These are no ordinary war diaries. They cover three years in the life of Rene Mouchotte, from June, 1940 until June, 1943. The diaries stop then because so did his life.
In 1940 Mouchotte was a pilot in the French air force. When his country capitulated, Rene didn't: he escaped in a stolen aircraft, flying from Oran to Gibraltar. From there he made his way to England and the RAF.
Two themes run through Mouchotte's diaries. The first is his burning desire to fight for the liberation of his country. The second is his growing hunger to tackle the enemy, not just as an individual fighter pilot, but as the head of a well-drilled and effective formation of fighters.

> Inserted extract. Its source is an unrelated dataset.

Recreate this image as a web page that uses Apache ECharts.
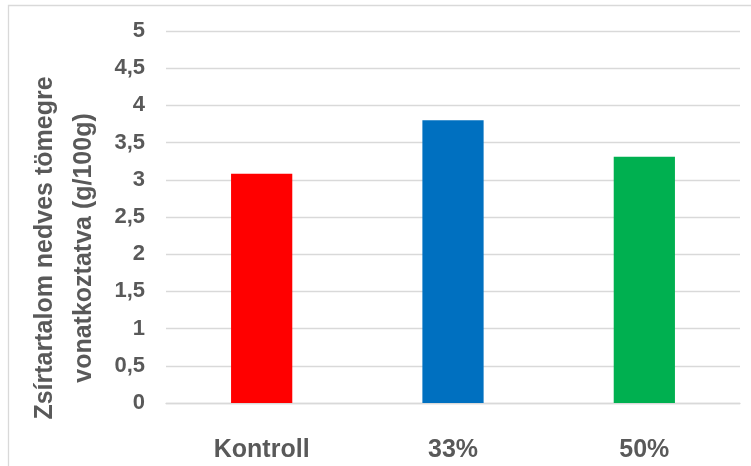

These motives drove him onwards. He became the first "foreign" officer (i.e. non-British and non-Commonwealth) to lead an RAF squadron. He then trained a new French unit from scratch - 341 Squadron of the RAF - before leading it into battle. Along with his skills as a pilot and leader, Rene had considerable style: he organised a lavish ball to launch his new squadron on London society.
Mouchotte became a celebrity, credited with shooting down the 1,000th enemy aircraft destroyed by fighters operating from Biggin Hill. His diaries paint vivid pictures of wartime Britain and of life as a pilot with two masters: De Gaulle's Free French hierarchy and the RAF.
Rene Mouchotte was lost in 1943 while leading the Biggin Hill squadrons in battle. You can find him again through these diaries. It is well worth the effort.